Cependant, si critique que soit la situation, il ne faudrait pas la juger sur le cours actuel de la rente et des fonds espagnols ; comme on l’a remarqué, il indique moins l’insuffisance de l’hypothèque nationale que la crainte de voir anéantir cette hypothèque. On appréhende que, l’Espagne se décomposant en cantons, les provinces autonomes ne gardent pour elles leurs forêts, leurs mines, leurs salines, leurs routes et toutes les richesses renfermées dans leur territoire, qu’elles ne contestent à l’état ses droits et que l’unité financière ne se rompe. L’Espagne pourrait dire aux chefs de son armée : Faites-moi de bonne stratégie, et je vous ferai de bonnes finances. Les généraux qui assiègent Carthagène et qui combattent don Carlos tiennent dans leurs mains les destinées du trésor et de la bourse de Madrid.
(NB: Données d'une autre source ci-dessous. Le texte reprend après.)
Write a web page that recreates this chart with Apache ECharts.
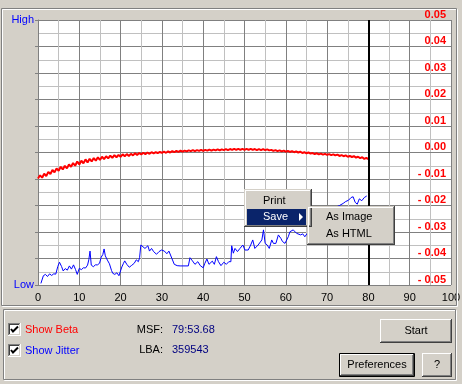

Que les créanciers de l’Espagne soient assurés que les ressources de l’état ne seront plus dévorées par le budget de la guerre et qu’il sera libre de les consacrer à l’exécution de ses engagemens ; que le travail renaisse avec la sécurité ; que le commerçant ne soit plus exposé à voir ses marchandises retenues pendant des mois dans quelque gare sans pouvoir franchir les lignes

  1. Manifiesto del partido republicano-democratico a la nacion.